Print exactly the lines below between the line containing "Generate a web" and the line containing "const yTickValues = [0, 50, 100, 150];", counting both of those lines. Leave pictures out.

→ **ROWS**:

-*-

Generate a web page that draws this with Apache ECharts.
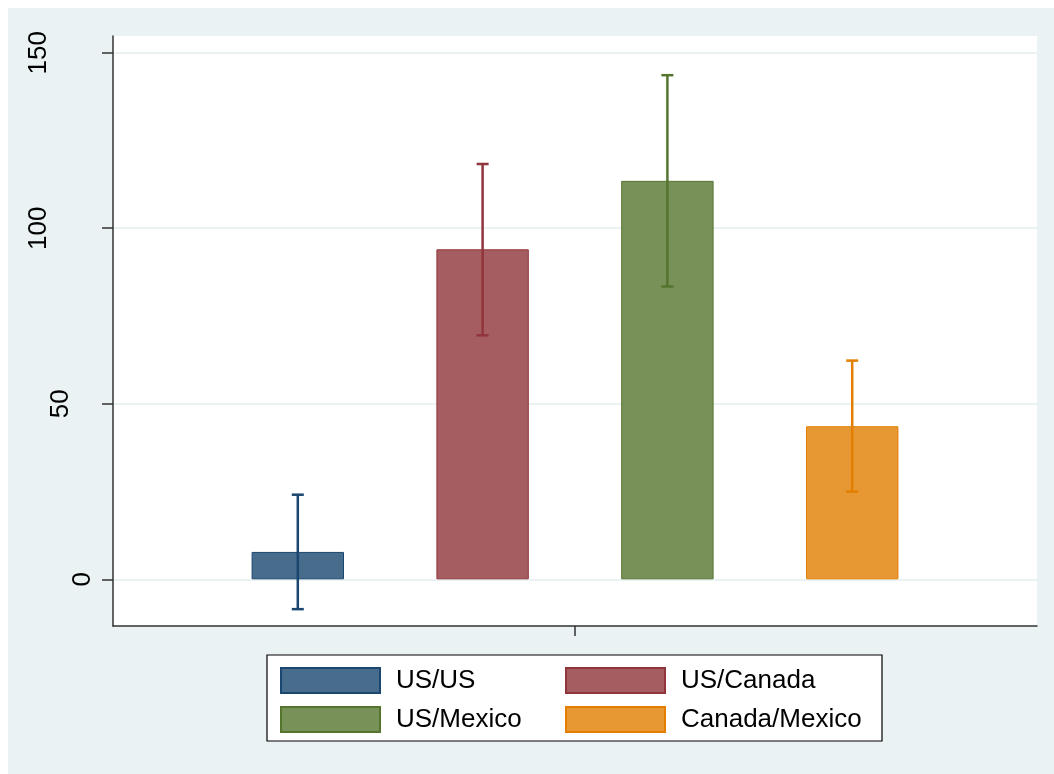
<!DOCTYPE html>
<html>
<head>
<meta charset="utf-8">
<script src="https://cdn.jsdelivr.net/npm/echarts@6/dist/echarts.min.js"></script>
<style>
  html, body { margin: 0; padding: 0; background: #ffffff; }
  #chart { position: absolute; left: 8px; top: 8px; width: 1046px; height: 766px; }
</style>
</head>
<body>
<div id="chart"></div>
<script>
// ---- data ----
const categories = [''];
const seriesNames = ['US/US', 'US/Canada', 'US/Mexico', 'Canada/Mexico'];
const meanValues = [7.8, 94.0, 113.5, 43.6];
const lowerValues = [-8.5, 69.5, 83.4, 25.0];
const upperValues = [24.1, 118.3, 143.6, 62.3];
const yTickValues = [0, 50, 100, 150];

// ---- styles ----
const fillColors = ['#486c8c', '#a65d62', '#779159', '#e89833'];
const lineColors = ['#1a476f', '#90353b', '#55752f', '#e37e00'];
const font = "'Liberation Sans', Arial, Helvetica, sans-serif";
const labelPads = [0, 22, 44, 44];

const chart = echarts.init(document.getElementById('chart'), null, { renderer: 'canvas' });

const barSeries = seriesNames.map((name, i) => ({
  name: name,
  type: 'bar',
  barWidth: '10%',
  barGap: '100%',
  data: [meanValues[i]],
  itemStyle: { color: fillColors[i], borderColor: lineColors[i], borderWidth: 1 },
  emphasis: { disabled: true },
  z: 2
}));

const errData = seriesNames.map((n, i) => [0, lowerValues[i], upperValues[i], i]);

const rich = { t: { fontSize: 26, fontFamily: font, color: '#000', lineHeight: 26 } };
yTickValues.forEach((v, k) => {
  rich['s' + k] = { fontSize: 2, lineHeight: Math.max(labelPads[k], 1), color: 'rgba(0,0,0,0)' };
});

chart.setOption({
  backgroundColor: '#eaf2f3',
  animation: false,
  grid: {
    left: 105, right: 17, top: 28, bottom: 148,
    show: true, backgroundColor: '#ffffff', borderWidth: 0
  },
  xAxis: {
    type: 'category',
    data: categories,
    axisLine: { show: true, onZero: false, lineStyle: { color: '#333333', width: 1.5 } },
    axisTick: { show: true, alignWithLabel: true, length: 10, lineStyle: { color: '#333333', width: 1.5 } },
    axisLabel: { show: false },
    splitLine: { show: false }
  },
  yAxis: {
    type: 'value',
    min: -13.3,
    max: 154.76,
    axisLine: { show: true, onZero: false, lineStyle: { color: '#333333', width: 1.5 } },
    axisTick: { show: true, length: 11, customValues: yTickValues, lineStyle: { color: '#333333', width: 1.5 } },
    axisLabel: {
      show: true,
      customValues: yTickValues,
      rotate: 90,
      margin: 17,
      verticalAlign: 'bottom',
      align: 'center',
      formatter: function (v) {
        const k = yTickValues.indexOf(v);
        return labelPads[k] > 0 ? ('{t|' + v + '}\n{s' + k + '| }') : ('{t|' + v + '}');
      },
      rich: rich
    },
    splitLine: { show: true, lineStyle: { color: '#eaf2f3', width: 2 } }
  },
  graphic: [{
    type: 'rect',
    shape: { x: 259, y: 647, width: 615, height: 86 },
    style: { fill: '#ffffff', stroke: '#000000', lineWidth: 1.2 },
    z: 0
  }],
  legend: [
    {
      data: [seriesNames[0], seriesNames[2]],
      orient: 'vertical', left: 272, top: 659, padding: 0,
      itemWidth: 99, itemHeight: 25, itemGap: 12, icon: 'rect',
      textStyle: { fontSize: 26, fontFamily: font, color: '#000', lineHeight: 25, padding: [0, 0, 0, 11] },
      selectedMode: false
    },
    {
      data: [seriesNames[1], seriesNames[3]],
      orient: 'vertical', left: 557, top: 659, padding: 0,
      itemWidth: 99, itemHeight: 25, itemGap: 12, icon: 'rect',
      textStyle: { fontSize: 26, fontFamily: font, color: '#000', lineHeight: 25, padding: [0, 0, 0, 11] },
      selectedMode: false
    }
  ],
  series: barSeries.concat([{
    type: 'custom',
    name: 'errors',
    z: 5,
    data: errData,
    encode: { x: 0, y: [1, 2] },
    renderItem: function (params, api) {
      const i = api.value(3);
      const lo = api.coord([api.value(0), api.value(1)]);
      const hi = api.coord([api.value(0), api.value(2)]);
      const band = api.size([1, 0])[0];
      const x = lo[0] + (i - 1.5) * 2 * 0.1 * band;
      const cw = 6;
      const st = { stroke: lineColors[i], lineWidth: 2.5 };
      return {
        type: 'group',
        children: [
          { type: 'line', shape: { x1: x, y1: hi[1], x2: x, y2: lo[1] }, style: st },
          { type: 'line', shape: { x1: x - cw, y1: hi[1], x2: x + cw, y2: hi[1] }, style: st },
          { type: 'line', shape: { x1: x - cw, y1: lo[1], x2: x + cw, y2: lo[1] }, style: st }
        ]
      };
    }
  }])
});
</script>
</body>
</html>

-*-

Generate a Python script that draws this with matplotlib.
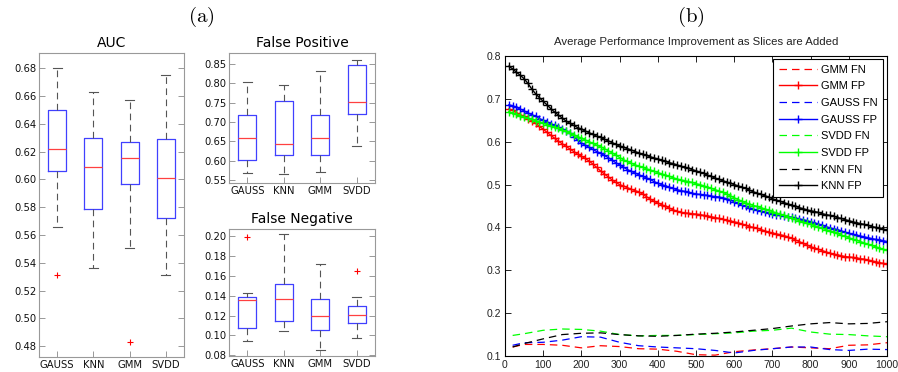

-*-

→ **ANSWER TO THE PROBLEM**:
Generate a web page that draws this with Apache ECharts.
<!DOCTYPE html>
<html>
<head>
<meta charset="utf-8">
<script src="https://cdn.jsdelivr.net/npm/echarts@6/dist/echarts.min.js"></script>
<style>
  html, body { margin: 0; padding: 0; background: #ffffff; }
  #chart { position: absolute; left: 8px; top: 8px; width: 1046px; height: 766px; }
</style>
</head>
<body>
<div id="chart"></div>
<script>
// ---- data ----
const categories = [''];
const seriesNames = ['US/US', 'US/Canada', 'US/Mexico', 'Canada/Mexico'];
const meanValues = [7.8, 94.0, 113.5, 43.6];
const lowerValues = [-8.5, 69.5, 83.4, 25.0];
const upperValues = [24.1, 118.3, 143.6, 62.3];
const yTickValues = [0, 50, 100, 150];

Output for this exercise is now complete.